Organic farmer calls on MP to back fracking campaign

Beki Adam carrying logs at Chantry Farm in Pyecombe, north of Brighton
Beki Adam carrying logs at Chantry Farm in Pyecombe, north of Brighton

A SOUTHWICK woman is calling for answers ahead of a Government vote on fracking.

Beki Adam, who owns a small farm business on the Downs, has arranged to meet East Worthing and Shoreham MP Tim Loughton in Westminster next Wednesday to discuss the matter.

She wants him to follow the example of two other Conservative MPs by asking the Prime Minister to release the full DEFRA report, Shale Gas Rural Economy Impact.

Miss Adam, of Victoria Road, said: “It is clearly not just me who has major concerns regarding fracking’s negative effect on the economy – especially our rural one.

“Businesses on the Downs such as mine, especially any which depend on rural tourism and the beauty of Sussex could not remain unaffected – let alone our water supplies.”

The organic farmer is ‘deeply concerned’ about what she calls ill-thought out plans to frack the UK.

“The Infrastructure Bill is designed to take away property owners’ rights to object to unconventional oil and gas lateral drilling and associated operations deep down in their land,” she added.

“This insidious Bill now contains clauses to allow ‘any substance’ to be ‘kept’ or ‘left’ at depths of 300m or more – which the public were not made aware of during the public consultation.

“Government have even admitted landowners might be liable for pollution incidents from operations carried out without their consent!”

She said the legislation, if approved, would take away the rights of private individuals and conservation charities and give those rights to private industry.

“The companies who buy the fracking rights, to drill and exploit, do not have to be British – in fact China has already invested in Cuadrilla, of Balcombe fame,” she added.

“The trail of accountability is almost impossible to follow.

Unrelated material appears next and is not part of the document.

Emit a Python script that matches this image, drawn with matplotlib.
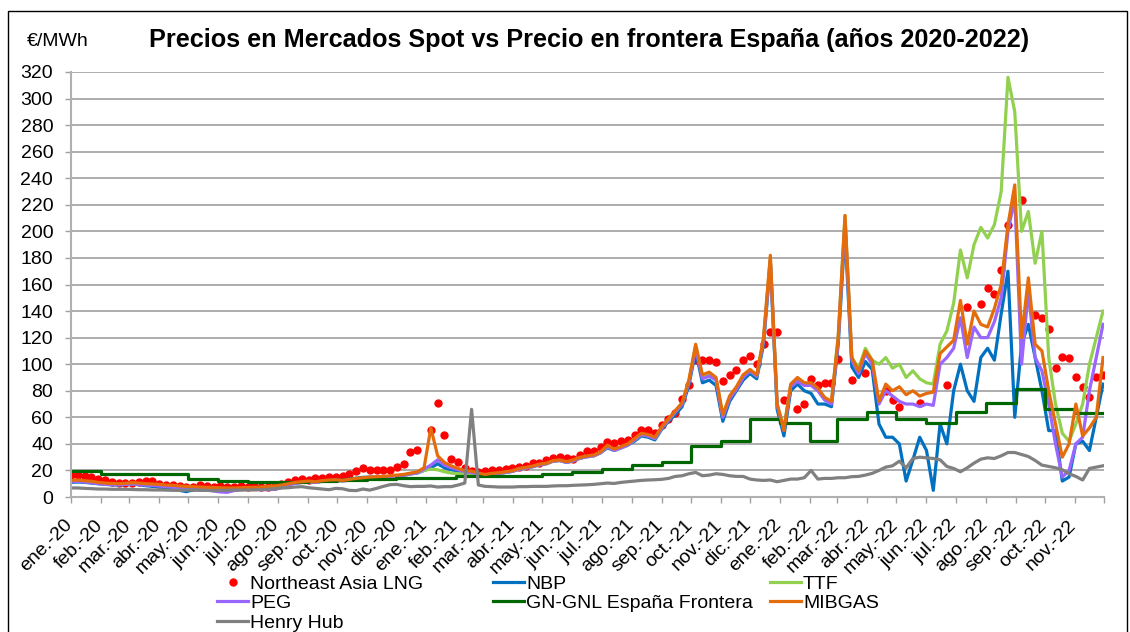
import numpy as np
import pandas as pd
import matplotlib
matplotlib.use('Agg')
import matplotlib.pyplot as plt
from matplotlib.patches import Rectangle
from matplotlib.transforms import ScaledTranslation

plt.rcParams['font.family'] = ['Liberation Sans', 'DejaVu Sans']

# weekly values, 2020-01-01 .. 2022-11-30 (€/MWh)
semanas = pd.date_range('2020-01-01', periods=153, freq='7D')

mibgas = [12.5, 12.8, 12.3, 11.8, 11.0, 10.5, 10.2, 10.0, 10.3, 10.8,
          10.5, 10.0, 9.8, 9.5, 9.0, 8.8, 8.3, 8.0, 7.8, 7.5,
          7.3, 7.2, 7.0, 6.8, 6.8, 7.0, 7.2, 7.3, 7.5, 8.0,
          8.3, 9.0, 10.0, 11.0, 11.5, 12.0, 11.5, 12.3, 12.8, 13.0,
          12.5, 13.3, 14.0, 14.5, 15.0, 15.3, 15.5, 16.0, 16.5, 17.0,
          18.0, 19.0, 22.0, 52.0, 31.0, 26.0, 23.5, 21.5, 19.8, 19.5,
          18.0, 17.0, 17.8, 18.3, 19.0, 19.8, 21.5, 22.3, 23.3, 24.8,
          25.4, 27.4, 27.9, 26.6, 28.0, 29.9, 30.9, 31.6, 34.0, 39.0,
          36.0, 38.0, 40.0, 44.0, 48.0, 47.0, 45.0, 53.0, 59.0, 65.0,
          71.0, 88.0, 115.0, 92.0, 94.0, 90.0, 62.0, 76.0, 83.0, 92.0,
          96.0, 92.0, 120.0, 182.0, 70.0, 50.0, 85.0, 90.0, 86.0, 86.0,
          82.0, 75.0, 72.0, 120.0, 212.0, 105.0, 95.0, 110.0, 103.0, 72.0,
          85.0, 80.0, 83.0, 77.0, 80.0, 76.0, 78.0, 79.0, 108.0, 113.0,
          118.0, 148.0, 115.0, 140.0, 130.0, 128.0, 142.0, 160.0, 205.0, 235.0,
          120.0, 165.0, 115.0, 110.0, 80.0, 55.0, 30.0, 40.0, 70.0, 46.0,
          52.0, 60.0, 105.0]

peg = [11.5, 11.8, 11.3, 10.8, 10.0, 9.5, 9.3, 9.2, 9.5, 9.8,
       9.5, 9.0, 8.7, 8.3, 7.8, 7.3, 6.8, 6.2, 6.0, 5.8,
       5.3, 4.5, 3.8, 3.5, 4.8, 5.5, 6.0, 6.0, 5.5, 5.5,
       5.8, 7.0, 9.0, 10.3, 11.0, 11.5, 11.0, 11.8, 12.3, 12.5,
       12.0, 12.8, 13.5, 14.0, 14.3, 14.5, 14.8, 15.3, 15.8, 16.3,
       17.3, 18.3, 21.0, 24.0, 28.0, 24.0, 22.0, 20.5, 19.0, 18.5,
       17.3, 16.5, 17.3, 17.8, 18.5, 19.3, 21.0, 21.8, 22.8, 24.3,
       25.0, 27.0, 27.5, 26.0, 27.3, 29.3, 30.3, 31.0, 33.3, 38.0,
       35.0, 37.0, 39.0, 43.0, 47.0, 46.0, 44.0, 52.0, 58.0, 64.0,
       70.0, 86.0, 112.0, 89.0, 91.0, 88.0, 60.0, 74.0, 81.0, 90.0,
       95.0, 91.0, 118.0, 178.0, 69.0, 50.0, 83.0, 87.0, 84.0, 84.0,
       80.0, 73.0, 70.0, 118.0, 208.0, 103.0, 93.0, 108.0, 100.0, 70.0,
       80.0, 76.0, 72.0, 70.0, 70.0, 68.0, 70.0, 69.0, 100.0, 105.0,
       112.0, 135.0, 105.0, 128.0, 120.0, 120.0, 132.0, 150.0, 200.0, 225.0,
       100.0, 155.0, 105.0, 95.0, 70.0, 40.0, 15.0, 20.0, 40.0, 45.0,
       80.0, 105.0, 130.0]

nbp = [11.0, 11.3, 11.0, 10.5, 10.0, 9.5, 9.2, 9.0, 9.5, 9.8,
       9.3, 8.5, 8.0, 7.5, 7.0, 6.0, 5.0, 4.0, 5.5, 5.5,
       5.3, 5.0, 5.0, 5.5, 6.0, 6.0, 6.0, 6.2, 6.5, 7.0,
       7.5, 8.5, 9.5, 10.5, 11.0, 11.5, 11.0, 12.0, 12.5, 12.8,
       12.5, 13.5, 14.2, 14.8, 15.0, 15.0, 15.0, 15.5, 16.0, 16.5,
       17.5, 18.0, 20.0, 22.0, 25.0, 22.0, 20.5, 19.5, 18.5, 18.0,
       17.0, 16.5, 17.3, 17.8, 18.5, 19.3, 21.0, 21.8, 22.8, 24.3,
       25.0, 27.0, 27.5, 26.0, 27.3, 29.3, 30.3, 31.0, 33.3, 37.0,
       35.0, 37.0, 39.0, 42.0, 46.0, 45.0, 43.0, 51.0, 57.0, 62.0,
       68.0, 84.0, 110.0, 86.0, 88.0, 84.0, 57.0, 72.0, 80.0, 88.0,
       93.0, 89.0, 115.0, 176.0, 66.0, 46.0, 80.0, 85.0, 80.0, 78.0,
       70.0, 70.0, 68.0, 115.0, 200.0, 98.0, 90.0, 102.0, 96.0, 55.0,
       45.0, 45.0, 40.0, 12.0, 28.0, 45.0, 35.0, 5.0, 55.0, 40.0,
       80.0, 100.0, 80.0, 72.0, 105.0, 112.0, 103.0, 138.0, 170.0, 60.0,
       115.0, 130.0, 105.0, 80.0, 50.0, 50.0, 12.0, 15.0, 40.0, 42.0,
       35.0, 60.0, 85.0]

ttf = [11.8, 12.0, 11.6, 11.1, 10.3, 9.8, 9.5, 9.3, 9.6, 10.0,
       9.8, 9.3, 9.0, 8.6, 8.2, 7.8, 7.3, 6.8, 6.5, 6.3,
       6.0, 5.8, 5.6, 5.8, 6.0, 6.3, 6.5, 6.6, 6.8, 7.3,
       7.7, 8.5, 9.5, 10.5, 11.0, 11.5, 11.0, 11.8, 12.3, 12.5,
       12.0, 12.8, 13.5, 14.0, 14.3, 14.5, 14.8, 15.3, 15.8, 16.3,
       17.3, 18.3, 20.0, 21.0, 20.5, 19.0, 18.0, 17.5, 17.5, 17.8,
       17.0, 16.5, 17.3, 17.8, 18.5, 19.3, 21.0, 21.8, 22.8, 24.3,
       25.0, 27.0, 27.5, 26.0, 27.3, 29.3, 30.3, 31.0, 33.3, 38.0,
       35.0, 37.0, 39.0, 43.0, 47.0, 46.0, 44.0, 52.0, 58.0, 64.0,
       70.0, 87.0, 114.0, 90.0, 92.0, 89.0, 61.0, 75.0, 82.0, 91.0,
       95.0, 91.0, 119.0, 180.0, 70.0, 52.0, 84.0, 88.0, 85.0, 85.0,
       81.0, 74.0, 71.0, 122.0, 212.0, 105.0, 97.0, 112.0, 103.0, 100.0,
       105.0, 97.0, 100.0, 90.0, 95.0, 89.0, 86.0, 85.0, 115.0, 125.0,
       146.0, 186.0, 165.0, 190.0, 203.0, 195.0, 205.0, 230.0, 316.0, 290.0,
       200.0, 215.0, 176.0, 200.0, 105.0, 70.0, 48.0, 42.0, 55.0, 70.0,
       100.0, 120.0, 140.0]

henry_hub = [6.8, 6.8, 6.5, 6.3, 6.0, 6.0, 5.8, 5.8, 5.8, 5.7,
             5.5, 5.5, 5.3, 5.3, 5.2, 5.0, 5.0, 5.2, 5.3, 5.0,
             5.0, 4.8, 5.0, 5.0, 5.3, 5.2, 5.3, 5.3, 5.5, 5.8,
             6.2, 6.8, 7.0, 7.5, 7.8, 7.0, 6.5, 6.0, 5.5, 6.5,
             6.2, 5.0, 4.8, 6.0, 5.2, 6.5, 8.0, 9.3, 9.5, 8.5,
             7.8, 8.0, 8.0, 8.3, 7.5, 7.8, 7.8, 9.0, 10.5, 66.0,
             9.0, 8.0, 7.8, 7.5, 7.5, 7.5, 7.8, 7.8, 8.0, 8.0,
             8.0, 8.3, 8.5, 8.5, 8.8, 9.0, 9.2, 9.5, 10.0, 10.5,
             10.2, 11.0, 11.5, 12.0, 12.5, 12.8, 13.0, 13.3, 14.0, 15.5,
             16.0, 17.5, 18.5, 16.0, 16.5, 17.5, 17.0, 16.0, 15.5, 15.5,
             13.5, 12.8, 12.5, 12.8, 11.5, 12.5, 13.5, 13.5, 14.5, 20.0,
             13.5, 14.0, 14.0, 14.5, 14.5, 15.3, 15.5, 16.5, 17.8, 20.0,
             22.5, 23.5, 27.0, 22.0, 29.0, 30.0, 29.5, 29.0, 28.0, 23.0,
             21.5, 19.0, 22.0, 25.5, 28.5, 29.5, 29.0, 31.0, 33.5, 33.5,
             32.0, 30.5, 27.5, 24.0, 23.0, 22.0, 20.5, 17.5, 15.5, 12.8,
             21.5, 22.5, 23.5]

nan = np.nan
ne_asia_lng = [16.5, 16.3, 15.8, 14.8, 13.8, 12.5, 11.3, 10.8, 10.3, 10.3,
               11.0, 12.0, 12.0, 10.0, 9.0, 8.8, 8.3, 7.5, 7.3, 8.8,
               8.5, 7.8, 8.0, 7.3, 7.8, 8.0, 7.8, 8.3, 7.8, 7.8,
               8.3, 9.5, 11.5, 12.8, 13.3, 13.0, 14.0, 14.0, 14.8, 15.0,
               16.0, 17.0, 19.6, 21.6, 20.3, 20.3, 20.3, 20.3, 22.8, 24.6,
               34.0, 35.4, nan, 50.5, 70.5, 47.0, 28.6, 26.0, 22.0, 19.8,
               19.0, 19.5, 20.0, 20.3, 20.8, 21.6, 22.3, 23.3, 25.4, 25.9,
               27.9, 29.0, 30.4, 29.0, 28.4, 31.6, 34.6, 34.9, 37.4, 41.7,
               40.4, 42.4, 43.0, 46.7, 50.5, 50.5, 48.0, 54.0, 58.5, 63.5,
               73.5, 84.3, 103.0, 103.5, 103.0, 102.0, 87.0, 92.0, 96.0, 103.0,
               106.0, 100.0, 115.0, 124.0, 124.0, 73.0, nan, 66.5, 70.0, 89.0,
               84.3, 85.5, 85.5, 104.0, nan, 88.0, nan, 93.0, nan, nan,
               80.0, 73.0, 68.0, nan, nan, 70.5, nan, nan, nan, 84.0,
               nan, nan, 143.0, nan, 145.0, 157.0, 153.0, 171.0, 205.0, nan,
               224.0, nan, 137.0, 134.5, 126.5, 97.0, 105.7, 104.4, 90.0, 82.6,
               75.5, 90.6, 92.0]

# monthly border price (step line), ene-20 .. nov-22
meses = pd.date_range('2020-01-01', '2022-11-01', freq='MS')
gn_gnl = [19.8, 17.2, 17.5, 17.5, 13.5, 12.0, 11.0, 11.5, 12.0, 12.5, 13.5, 14.0,
          14.0, 15.5, 15.5, 16.0, 17.0, 19.0, 20.8, 24.0, 26.6, 38.4, 42.5, 58.7,
          55.5, 42.0, 58.7, 63.8, 58.7, 55.5, 63.8, 70.8, 81.3, 66.5, 63.0]

abrev = ['ene.', 'feb.', 'mar.', 'abr.', 'may.', 'jun.',
         'jul.', 'ago.', 'sep.', 'oct.', 'nov.', 'dic.']

W, H = 1130, 632
fig = plt.figure(figsize=(W / 100, H / 100), dpi=100)
ax = fig.add_axes([71 / W, 1 - 497 / H, (1104 - 71) / W, (497 - 72) / H])

lw = 2.3
h_lng, = ax.plot(semanas, ne_asia_lng, ls='none', marker='o', ms=5,
                 color='#FF0000', label='Northeast Asia LNG')
h_nbp, = ax.plot(semanas, nbp, color='#0070C0', lw=lw, label='NBP')
h_ttf, = ax.plot(semanas, ttf, color='#92D050', lw=lw, label='TTF')
h_peg, = ax.plot(semanas, peg, color='#9966FF', lw=lw, label='PEG')
fin = pd.Timestamp('2022-12-01')
h_gn, = ax.step(list(meses) + [fin], gn_gnl + [gn_gnl[-1]], where='post',
                color='#006600', lw=lw, label='GN-GNL España Frontera')
h_mib, = ax.plot(semanas, mibgas, color='#E46C0A', lw=lw, label='MIBGAS')
h_hh, = ax.plot(semanas, henry_hub, color='#808080', lw=lw, label='Henry Hub')

ax.set_xlim(pd.Timestamp('2020-01-01'), fin)
ax.set_ylim(0, 320)
ax.set_yticks(range(0, 321, 20))
ticks = pd.date_range('2020-01-01', fin, freq='MS')
etiquetas = [f'{abrev[t.month - 1]}-{t.strftime("%y")}' for t in ticks[:-1]] + ['']
ax.set_xticks(ticks)
ax.set_xticklabels(etiquetas, rotation=45, ha='right', va='top',
                   rotation_mode='anchor', fontsize=14)
ax.tick_params(axis='y', labelsize=14, length=4.3, width=1, color='#A0A0A0', pad=8.5)
ax.tick_params(axis='x', length=4, width=1, color='#A0A0A0', pad=10)
desplaza = ScaledTranslation(-0.07, 0, fig.dpi_scale_trans)
for lab in ax.get_xticklabels():
    lab.set_transform(lab.get_transform() + desplaza)

ax.yaxis.grid(True, color='#A0A0A0', lw=1.2)
ax.set_axisbelow(True)
for s in ['top', 'right']:
    ax.spines[s].set_visible(False)
for s in ['left', 'bottom']:
    ax.spines[s].set_color('#B0B0B0')
    ax.spines[s].set_linewidth(1.5)

fig.text(589 / W, 1 - 47.5 / H,
         'Precios en Mercados Spot vs Precio en frontera España (años 2020-2022)',
         ha='center', va='baseline', fontsize=18.2, fontweight='bold')
fig.text(27 / W, 1 - 46.5 / H, '€/MWh', ha='left', va='baseline', fontsize=14)

# legend laid out in three columns, filled row by row
columnas = [([h_lng, h_peg, h_hh], 217), ([h_nbp, h_gn], 493), ([h_ttf, h_mib], 770)]
for hs, x in columnas:
    fig.legend(hs, [h.get_label() for h in hs], loc='upper left',
               bbox_to_anchor=(x / W, 1 - 575 / H), frameon=False, fontsize=14,
               handlelength=1.6, handletextpad=0.1, borderpad=0,
               borderaxespad=0, labelspacing=0.1)

fig.add_artist(Rectangle((8 / W, -0.01), (1127 - 8) / W, 1.01 - 11 / H,
                         transform=fig.transFigure, fill=False,
                         ec='black', lw=1))

fig.savefig('out.png', dpi=100)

Also, where is UK energy security when it is not in UK ownership?”

Miss Adam is concerned there would be no limit on quantity, duration or substance to be stored below ground.

She added: “Gas storage is then possible as well as access.

“Underground Gas Storage (UGS) is not an industry most are familiar with, but it would be made possible from 300m in our own land – with no compensation whatsoever offered to the landowner.”